This fascination with wheels

 

          I’d had bikes way back when I was a teenager but like a great many of us had moved onto 4 wheels.  I acquired an early BSA Bantam from an ex student in ‘77 for restoration but the real return to two wheels came in 1980, not long after I’d had a go on a friends CB550 F2.  I hadn’t realised just how much they had changed - so smooth and quiet! and as is often the case, my mortgage was decreasing and my salary increasing and so I took the plunge and bought a new CB250N superdream.  This would be big enough to do anything I wanted and easily carry me over the Pennines to Hull to visit friends and relatives, wouldn’t it?,  after all I had fitted Sigma panniers to it.  Three months and 3000 miles later I traded it in and came home on a new CX500 and actually got £10 more for the 250 than I had paid, such was inflation in the early 80’s.  These same Sigmas went onto this bike also and I added a top box from the same company.  I put over 35,000 miles on that bike in 3 years with quite a few trips to Holland and Germany, having really been bitten by the bike bug especially for long distance touring. 

 

 

          I always believe in regular oil and filter changes on any machine and this has paid dividends over the years, never having the troubles with vehicles that some people report.  The simple truth is that £3 worth of fuel will carry you 40 or 50 miles (on a big bike anyway) whilst £10 worth of good oil will take you 4000 miles - cheap isn’t it?   The trusty CX made way for a new VF750SC (the shaft drive one) in ‘83, with those panniers again! but this time I fitted a Rickman fairing too.  At around this time I had met Christine, my wife to be and we had many trips on this bike, to Austria, Italy and many times to Holland and Germany.  All of the talk of chocolate camshafts never seemed to affect it but they were changed early in its life under warranty and it too went on to cover over 35,000 miles up to 1988. 

 

 

          The next phase started when we had decided to go shopping one Saturday for a pair of jackets for summer use on the bike, when our path was blocked in the dealers showroom by an immaculate 1200 Gold Wing Aspencade with 3000 miles on the clock.  During a retreat to a local pub we chatted about the Wing over lunch and Chris said that if we were going to change the VF, then she would be more than happy to have a bike which had so obviously been designed with a passenger in mind.  Enough said, we returned to the dealers and bought the bike  --- but not the jackets!  Unfortunately the Wing was written off later the same year whilst we were on holiday in Austria, by a wayward 205 GTI.  We lived to fight another day and replaced it with a brand new 1200 Aspencade, which took us to all manor of foreign parts during our 50,000 mile and 10 year ownership.  

 

This is the Twilight Beige Aspencade the day we picked it up new from Brian Knott (Blue Ridge) in Cheshire in November 1988

 

    We eventually succumbed to the charms of a GL1500 Wing which has taken the two of us on even more adventures and me to Norway last year, up beyond the Arctic circle and round to the Russian border, returning through Finland and Sweden.

 

 

Although it looks like snow (which we did ride on) it's just a poor picture culled from a video and is actually tarmac.

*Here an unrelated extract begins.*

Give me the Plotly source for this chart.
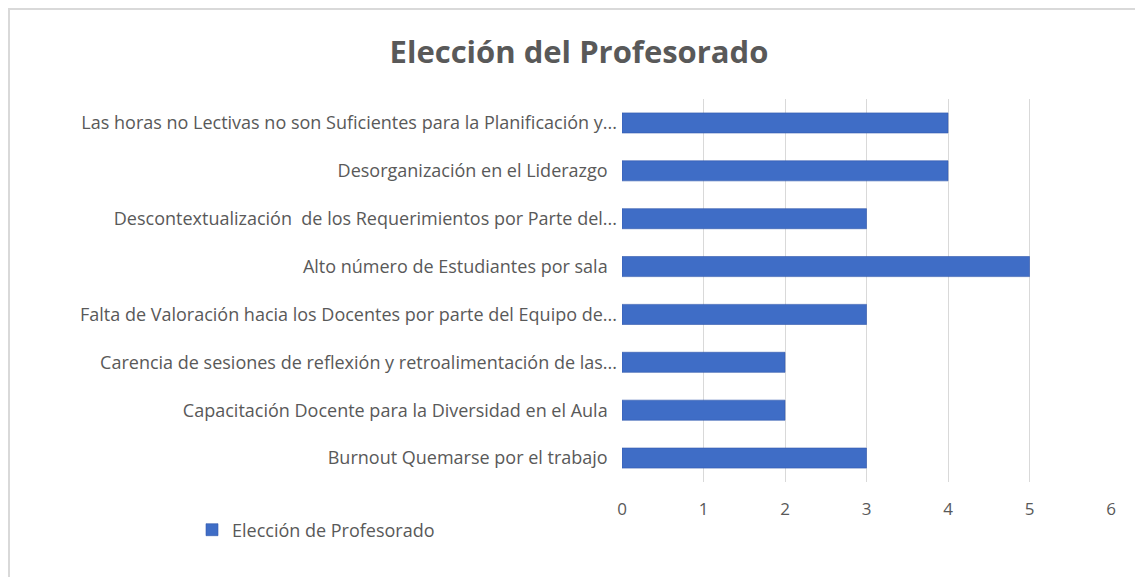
import plotly.graph_objects as go

# The page body adds an 8px margin, so the figure is drawn 8px smaller and
# all pixel positions below are given in page coordinates minus that offset.
OFF = 8
W, H = 1143 - OFF, 577 - OFF

categories = [
    "Las horas no Lectivas no son Suficientes para la Planificación y...",
    "Desorganización en el Liderazgo\u00a0\u00a0",
    "Descontextualización\u00a0 de los Requerimientos por Parte del...",
    "Alto número de Estudiantes por sala\u00a0\u00a0",
    "Falta de Valoración hacia los Docentes por parte del Equipo de...",
    "Carencia de sesiones de reflexión y retroalimentación de las...",
    "Capacitación Docente para la Diversidad en el Aula\u00a0\u00a0",
    "Burnout Quemarse por el trabajo\u00a0\u00a0",
]
values = [4, 4, 3, 5, 3, 2, 2, 3]
series_name = "Elección de Profesorado"
title_text = "Elección del Profesorado"
x_ticks = [0, 1, 2, 3, 4, 5, 6]

# plot area in page pixels
PL, PR, PT, PB = 622 - OFF, 1111 - OFF, 99 - OFF, 482 - OFF

def px_to_paper_x(px):
    return (px - OFF - PL) / (PR - PL)

def px_to_paper_y(py):
    return (PB - (py - OFF)) / (PB - PT)

TEXT = "#595959"
FONT = "Open Sans"

fig = go.Figure()
fig.add_trace(go.Bar(
    y=categories, x=values, orientation="h", name=series_name,
    marker=dict(color="#3F6DC6", line=dict(color="#3259AC", width=0.6)),
    width=0.42, showlegend=True,
))

fig.update_layout(
    width=W, height=H,
    margin=dict(l=PL, r=W - PR, t=PT, b=H - PB, autoexpand=False),
    paper_bgcolor="white", plot_bgcolor="white",
    font=dict(family=FONT, color=TEXT, size=18),
    title=dict(text="<b>" + title_text + "</b>", x=(579 - OFF) / W, xref="container",
               xanchor="center", y=1 - (52 - OFF) / H, yref="container", yanchor="middle",
               font=dict(size=31, color=TEXT, family=FONT)),
    xaxis=dict(range=[0, 6], tickvals=x_ticks, showgrid=True, gridcolor="#d9d9d9",
               gridwidth=1, zeroline=False, showline=False, ticks="",
               tickfont=dict(size=17, color=TEXT), ticklabelstandoff=15,
               fixedrange=True),
    yaxis=dict(autorange="reversed", showgrid=False, zeroline=False, showline=False,
               ticks="", tickfont=dict(size=18, color=TEXT), ticklabelstandoff=4,
               categoryorder="array", categoryarray=categories),
    legend=dict(orientation="h", xref="container", yref="container",
                x=(192 - OFF) / W, xanchor="left", y=1 - (530 - OFF) / H, yanchor="middle",
                font=dict(size=18, color=TEXT), bgcolor="rgba(0,0,0,0)"),
)

# chart frame (outer border)
fig.add_shape(type="rect", xref="paper", yref="paper",
              x0=px_to_paper_x(9), x1=px_to_paper_x(1170),
              y0=px_to_paper_y(620), y1=px_to_paper_y(9),
              line=dict(color="#d9d9d9", width=2), fillcolor="rgba(0,0,0,0)",
              layer="below")

fig.write_html("out.html")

          During these biking years I have also been collecting various other machines from the big H stable such as 3  400/4’s plus 2 spare engines, a CB72 and a CB77, a very early 75 GL1000 Gold Wing, a 79 CB750FA and more recently a 79 CBX 1000Z. Most of the them are in use from time to time and whilst they are not in concours condition, they are very presentable and I am always looking to improve small aspects of each one, but still allowing them to be ridden.  Only the 400/4’s are non runners (well one does, but only with a bit of coaxing) and I have collected a great many now obsolete new parts, so that eventually I can make at least one very nice example of these.  It’s only this year that I have even thought about joining the VJMC and that was entirely due to Mel Watkins, during a phone call for info about the CBX riders club.  I suppose what I have been doing, although not intentionally, is collecting at the right price, the raw materials for my eventual retirement, when time should be plentiful but money perhaps scarce.

          One or two other Hondas have also passed through my hands over the years and these include a C70 step through (which my wife passed her test on) a CB125 TDC, a CD250U and a tidy CB250 K4.

          I suppose the sensible thing to do now would be to catalogue all of the parts and bikes which I don’t really want and swap/sell them to get bits for the others which I need.